Choosing the site to replace the Waimanalo Gulch Sanitary Landfill has become an exercise in futility. Since it opened in September 1989, the landfill has expanded and numerous deadlines to close it — going back to 2005 — were subsequently extended.
The latest deadline from the state Land Use Commission (LUC) is March 2, 2028; the city has until the end of this year to choose a new site. This week, it punted.
The Landfill Advisory Committee considered six locations to dump Oahu’s garbage — from Haleiwa to Kunia and Wahiawa — and on Monday rejected them all.
Although the sites met the state’s strict legal requirements, they did not conform to the Honolulu Board of Water Supply’s policy against locating underground waste disposal facilities in “no-pass zones” — areas where designated or actual aquifers exist.
Nonetheless, Oahu’s garbage has to go somewhere. So unless island residents somehow miraculously stop generating non-recyclable trash, a decision will be made: A new site will be chosen, Waimanalo Gulch will remain open past its close-by date, or garbage will start piling up with no place to put it.
Which will it be?
Strict rules limit the city’s options. State Act 73 prohibits a landfill in a conservation district and requires a half-mile buffer zone around residences, schools and hospitals. The state has other rules, too: not too close to airports, not in possible tsunami evacuation zones, not on lands planned for future development, not on federal lands.

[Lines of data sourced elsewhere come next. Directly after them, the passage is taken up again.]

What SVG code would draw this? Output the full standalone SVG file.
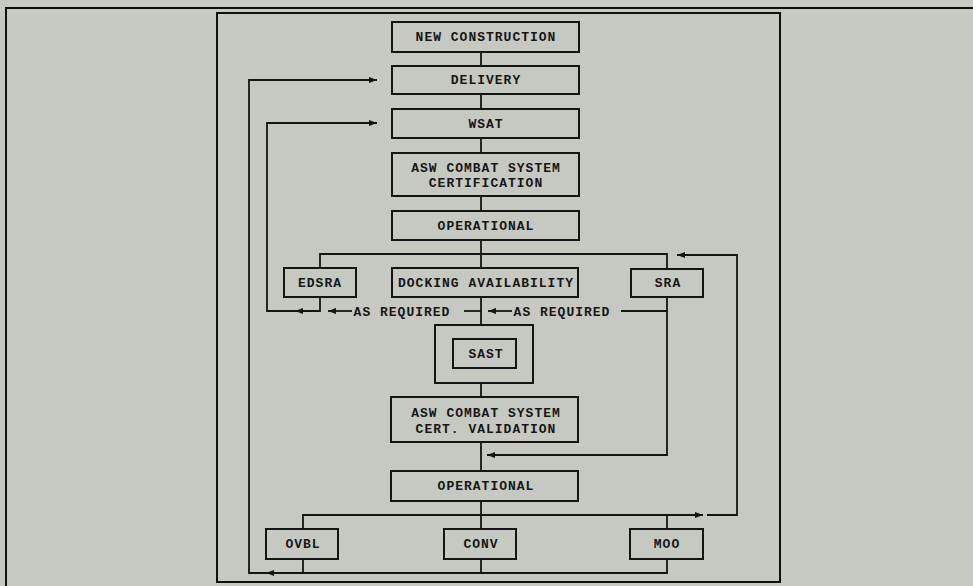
<svg xmlns="http://www.w3.org/2000/svg" width="973" height="586" viewBox="0 0 973 586">
<style>
.box{fill:none;stroke:#141414;stroke-width:2}
.ln{fill:none;stroke:#141414;stroke-width:1.8}
.frame{fill:none;stroke:#101010;stroke-width:2}
text{font-family:"Liberation Mono","Courier New",monospace;font-weight:bold;font-size:13px;letter-spacing:1px;fill:#161616;text-anchor:middle}
</style>
<defs>
<marker id="ar" viewBox="0 0 8 6" refX="8" refY="3" markerWidth="8" markerHeight="6" markerUnits="userSpaceOnUse" orient="auto">
<path d="M0,0 L8,3 L0,6 z" fill="#141414"/>
</marker>
</defs>
<rect x="0" y="0" width="973" height="586" fill="#c6c8c2"/>
<path class="frame" d="M973,8 L6,8 L6,586"/>
<rect class="frame" x="217" y="13" width="563" height="569"/>

<g id="connectors">
<!-- center spine -->
<path class="ln" d="M481,52 V66 M481,94 V109 M481,138 V153 M481,196 V211 M481,240 V268 M481,297 V325 M481,383 V397 M481,442 V471 M481,501 V529"/>
<!-- top bus -->
<path class="ln" d="M320,268 V254 H667 V269"/>
<!-- delivery loop -->
<path class="ln" d="M667,559 V573 H249 V80 H377" marker-end="url(#ar)"/>
<path class="ln" d="M290,573 H266" marker-end="url(#ar)"/>
<path class="ln" d="M303,559 V573 M481,559 V573"/>
<!-- WSAT loop -->
<path class="ln" d="M320,297 V311 H267 V123 H377" marker-end="url(#ar)"/>
<path class="ln" d="M310,311 H295" marker-end="url(#ar)"/>
<!-- left AS REQUIRED -->
<path class="ln" d="M481,311 H464"/>
<path class="ln" d="M352,311 H328" marker-end="url(#ar)"/>
<!-- right AS REQUIRED -->
<path class="ln" d="M667,311 H621"/>
<path class="ln" d="M512,311 H488" marker-end="url(#ar)"/>
<!-- SRA down to validation -->
<path class="ln" d="M667,297 V455 H487" marker-end="url(#ar)"/>
<!-- bottom bus -->
<path class="ln" d="M303,529 V515 H703" marker-end="url(#ar)"/>
<path class="ln" d="M667,515 V529"/>
<!-- right loop -->
<path class="ln" d="M707,515 H737 V255 H677" marker-end="url(#ar)"/>
<text x="402" y="316">AS REQUIRED</text>
<text x="562" y="316">AS REQUIRED</text>
</g>

<g id="new-construction"><rect class="box" x="392" y="22" width="187" height="30"/><text x="486" y="41">NEW CONSTRUCTION</text></g>
<g id="delivery"><rect class="box" x="392" y="66" width="187" height="28"/><text x="486" y="84">DELIVERY</text></g>
<g id="wsat"><rect class="box" x="392" y="109" width="187" height="29"/><text x="486" y="128">WSAT</text></g>
<g id="asw-cert"><rect class="box" x="392" y="153" width="187" height="43"/><text x="486" y="172">ASW COMBAT SYSTEM</text><text x="486" y="187">CERTIFICATION</text></g>
<g id="operational-1"><rect class="box" x="392" y="211" width="187" height="29"/><text x="486" y="230">OPERATIONAL</text></g>
<g id="edsra"><rect class="box" x="284" y="268" width="72" height="29"/><text x="320" y="287">EDSRA</text></g>
<g id="docking"><rect class="box" x="392" y="268" width="186" height="29"/><text x="486" y="287">DOCKING AVAILABILITY</text></g>
<g id="sra"><rect class="box" x="631" y="269" width="72" height="28"/><text x="668" y="287">SRA</text></g>
<g id="sast"><rect class="box" x="435" y="325" width="98" height="58"/><rect class="box" x="453" y="339" width="63" height="29"/><text x="486" y="358">SAST</text></g>
<g id="asw-validation"><rect class="box" x="391" y="397" width="187" height="45"/><text x="486" y="417">ASW COMBAT SYSTEM</text><text x="486" y="433">CERT. VALIDATION</text></g>
<g id="operational-2"><rect class="box" x="391" y="471" width="187" height="30"/><text x="486" y="490">OPERATIONAL</text></g>
<g id="ovbl"><rect class="box" x="266" y="529" width="72" height="30"/><text x="303" y="548">OVBL</text></g>
<g id="conv"><rect class="box" x="444" y="529" width="72" height="30"/><text x="481" y="548">CONV</text></g>
<g id="moo"><rect class="box" x="630" y="529" width="73" height="30"/><text x="667" y="548">MOO</text></g>
</svg>
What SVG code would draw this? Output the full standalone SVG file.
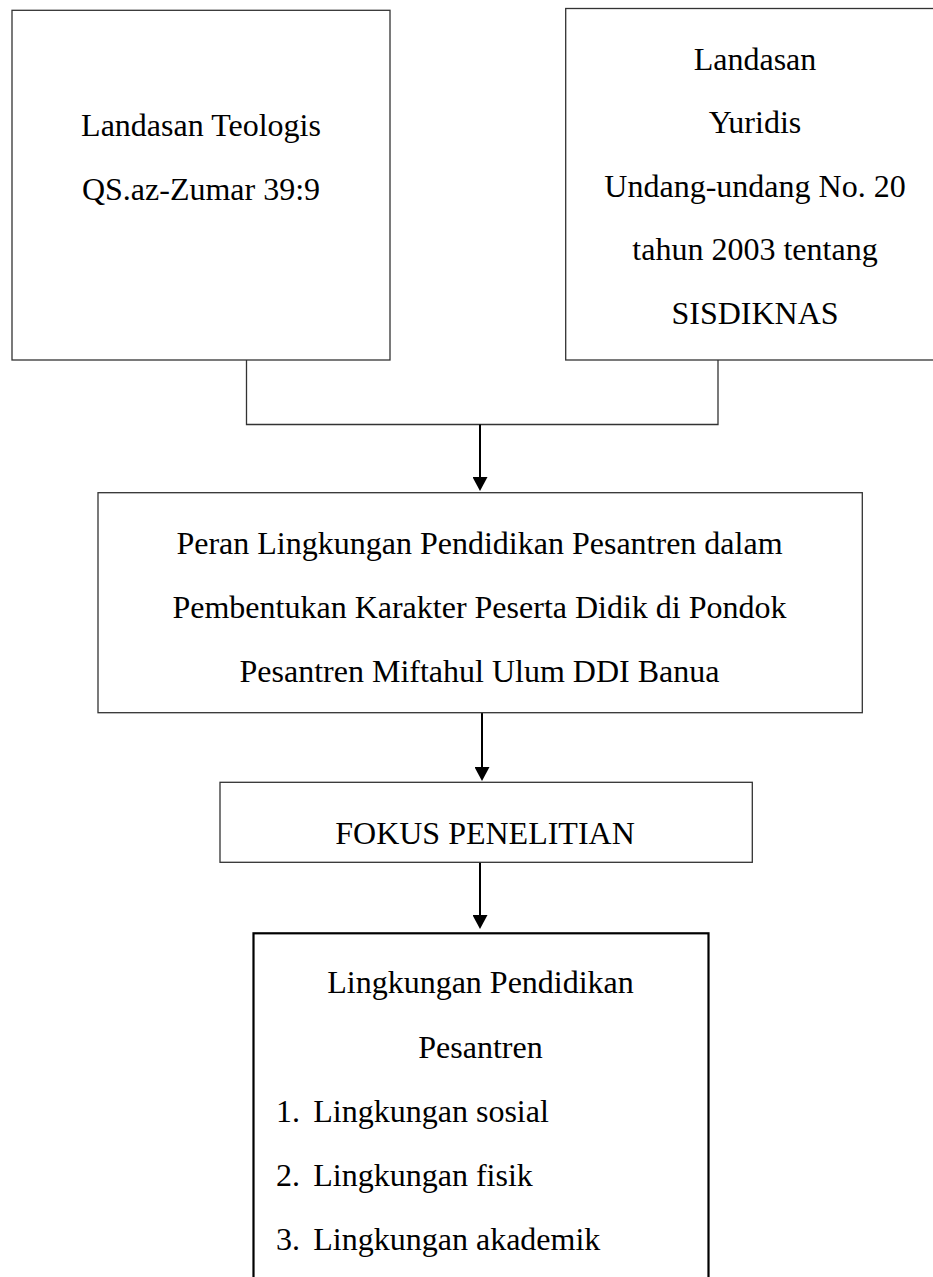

If a new site isn’t chosen soon, the West Side community, understandably fed up with hosting Oahu’s dump, could find itself stuck with Waimanalo Gulch indefinitely, perhaps until the landfill reaches capacity — a decade or more from now.
Of course, no one else wants a dump in their neighborhood either. Waimanalo Gulch handles about 70,000 tons of nonhazardous waste per year, as well as 180,000 tons of ash from the HPOWER trash-to-energy plant. It will be a hard sell, requiring significant community benefits for the host community.
The city will need to press harder to resolve this problem. It could seek a relaxation of Act 73 rules, or extend the deadline to close Waimanalo Gulch. The latter option should be avoided if at all possible, as it would betray repeated promises to the West Side. The city also should redouble efforts to reduce the need for a large, intrusive landfill, by expanding recycling and reuse options, and adopting policies that reduce consumer waste (like plastic bag bans). Waste not, want not.